The communications element was imperative to the seamless execution of the search and rescue exercise.

“(Communications) for command and control is very critical,” said Air Force Master Sgt. Juan Rodriguez, an RF transmission systems Airman from the 149th Combat Communications Squadron. “The on-scene commander can communicate in a given area, but it also gives reach back.”

Network and radio communications set in motion the simultaneous command and control from the air operations center to the forces on the ground, as they were able to view a live feed of the action in real-time through visuals provided by the RC-26 aircraft flying overhead.

“Everybody has a part to play and what we do is we help them talk to each other,” Morrison said.

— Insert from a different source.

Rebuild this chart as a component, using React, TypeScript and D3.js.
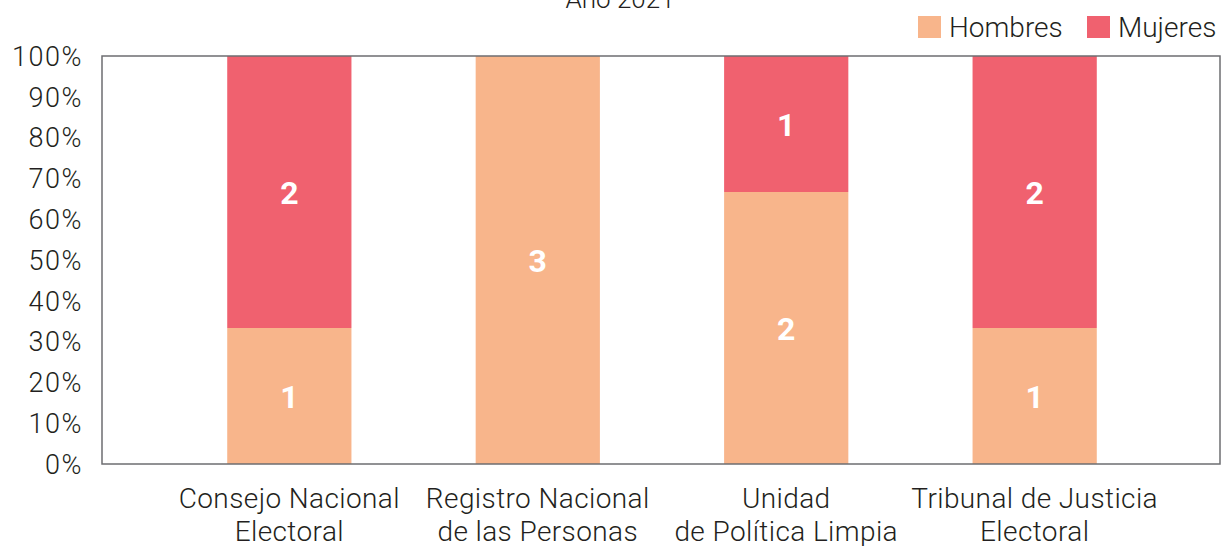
import { useEffect, useRef } from 'react';
import * as d3 from 'd3';

const categories = [
  ['Consejo Nacional', 'Electoral'],
  ['Registro Nacional', 'de las Personas'],
  ['Unidad', 'de Política Limpia'],
  ['Tribunal de Justicia', 'Electoral'],
];
const hombres = [1, 3, 2, 1];
const mujeres = [2, 0, 1, 2];
const seriesNames = ['Hombres', 'Mujeres'];
const seriesColors = ['#f8b58b', '#f0616f'];
const yTicks = [0, 10, 20, 30, 40, 50, 60, 70, 80, 90, 100];

export default function App() {
  const svgRef = useRef<SVGSVGElement>(null);

  useEffect(() => {
    const width = 1225;
    const height = 546;
    const margin = { top: 56, right: 5, bottom: 82, left: 102 };
    const font = 'Roboto, sans-serif';
    const textColor = '#231f20';

    const svg = d3.select(svgRef.current);
    svg.selectAll('*').remove();
    svg.attr('width', width).attr('height', height);

    const rows = categories.map((c, i) => {
      const total = hombres[i] + mujeres[i];
      return { key: i, Hombres: hombres[i] / total, Mujeres: mujeres[i] / total, h: hombres[i], m: mujeres[i] };
    });

    const x = d3
      .scaleBand<number>()
      .domain(rows.map((d) => d.key))
      .range([margin.left, width - margin.right])
      .paddingInner(0.5)
      .paddingOuter(0.5);

    const y = d3.scaleLinear().domain([0, 1]).range([height - margin.bottom, margin.top]);

    const stack = d3.stack<any>().keys(seriesNames);
    const stacked = stack(rows);

    // Bars
    stacked.forEach((layer, li) => {
      svg
        .append('g')
        .selectAll('rect')
        .data(layer)
        .enter()
        .append('rect')
        .attr('x', (d: any) => x(d.data.key)! + 1)
        .attr('width', x.bandwidth())
        .attr('y', (d) => y(d[1]))
        .attr('height', (d) => y(d[0]) - y(d[1]))
        .attr('fill', seriesColors[li]);

      svg
        .append('g')
        .selectAll('text')
        .data(layer.filter((d) => d[1] - d[0] > 0))
        .enter()
        .append('text')
        .attr('x', (d: any) => x(d.data.key)! + 1 + x.bandwidth() / 2)
        .attr('y', (d) => (y(d[0]) + y(d[1])) / 2)
        .attr('dy', '0.36em')
        .attr('text-anchor', 'middle')
        .style('font-family', font)
        .style('font-size', '32px')
        .style('font-weight', 'bold')
        .style('fill', 'white')
        .text((d: any) => (li === 0 ? d.data.h : d.data.m));
    });

    // Frame
    svg
      .append('rect')
      .attr('x', margin.left)
      .attr('y', margin.top)
      .attr('width', width - margin.left - margin.right)
      .attr('height', height - margin.top - margin.bottom)
      .attr('fill', 'none')
      .attr('stroke', '#6d6e71')
      .attr('stroke-width', 1.5);

    // Y axis labels
    svg
      .append('g')
      .selectAll('text')
      .data(yTicks)
      .enter()
      .append('text')
      .attr('x', 83)
      .attr('y', (d) => y(d / 100))
      .attr('dy', '0.36em')
      .attr('text-anchor', 'end')
      .style('font-family', font)
      .style('font-size', '27px')
      .style('letter-spacing', '1.5px')
      .style('font-weight', 300)
      .style('fill', textColor)
      .text((d) => `${d}%`);

    // X labels
    const xl = svg
      .append('g')
      .selectAll('text')
      .data(categories)
      .enter()
      .append('text')
      .attr('x', (d, i) => x(i)! + 1 + x.bandwidth() / 2)
      .attr('y', 508)
      .attr('text-anchor', 'middle')
      .style('font-family', font)
      .style('font-size', '28px')
      .style('letter-spacing', '0.4px')
      .style('font-weight', 300)
      .style('fill', textColor);
    xl.append('tspan').text((d) => d[0]);
    xl.append('tspan')
      .attr('x', (d, i) => x(i)! + 1 + x.bandwidth() / 2)
      .attr('dy', 33)
      .text((d) => d[1]);

    // Title
    svg
      .append('text')
      .attr('x', 620)
      .attr('y', 8)
      .attr('text-anchor', 'middle')
      .style('font-family', font)
      .style('font-size', '26px')
      .style('font-weight', 300)
      .style('fill', textColor)
      .text('Año 2021');

    // Legend
    const legendX = [918, 1087];
    const lg = svg
      .append('g')
      .selectAll('g')
      .data(seriesNames)
      .enter()
      .append('g')
      .attr('transform', (d, i) => `translate(${legendX[i]},16)`);
    lg.append('rect')
      .attr('width', 23)
      .attr('height', 22)
      .attr('fill', (d, i) => seriesColors[i]);
    lg.append('text')
      .attr('x', 31)
      .attr('y', 11)
      .attr('dy', '0.36em')
      .style('font-family', font)
      .style('font-size', '28px')
      .style('font-weight', 300)
      .style('fill', textColor)
      .text((d) => d);
  }, []);

  return <svg ref={svgRef} style={{ position: 'absolute', left: 0, top: 0 }}></svg>;
}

After communications were established, the TACPs set up the landing zone for the helicopters to load and unload personnel and “survivors,” and then members from Texas Task Force 1 and DPS set to the waters and geared up to launch the mission with players wading in the lake awaiting rescue.

This continued throughout the day, as rescuers hoisted survivors onto aircraft and delivered them back on land, rescuing 36 survivors total.

Ultimately, it was the scene of a well-executed mission to enable all agencies to communicate with each other as a piece flowed from group to group to create a synthesis of capabilities and collaboration, as each agency worked together to accomplish the mission.

“The great thing about Texas is that we have a lot of partners, from the local partners to the state partners to the federal partners,” said Mike Miller, DPS Region VI Division of Emergency Management state coordinator. “We value the exercise for bringing everybody together for an event like this so in real world there is a coordination piece that has to go on…so it’s important to exercise and work through those issues today so in a real world event we can assist the citizens of Texas.”

“We value the partnership with the National Guard. They’re our neighbors, our community folks, our partners. They help us serve the citizens of Texas,” Miller added.

“In hurricane events we look for our valuable partners in the Guard.”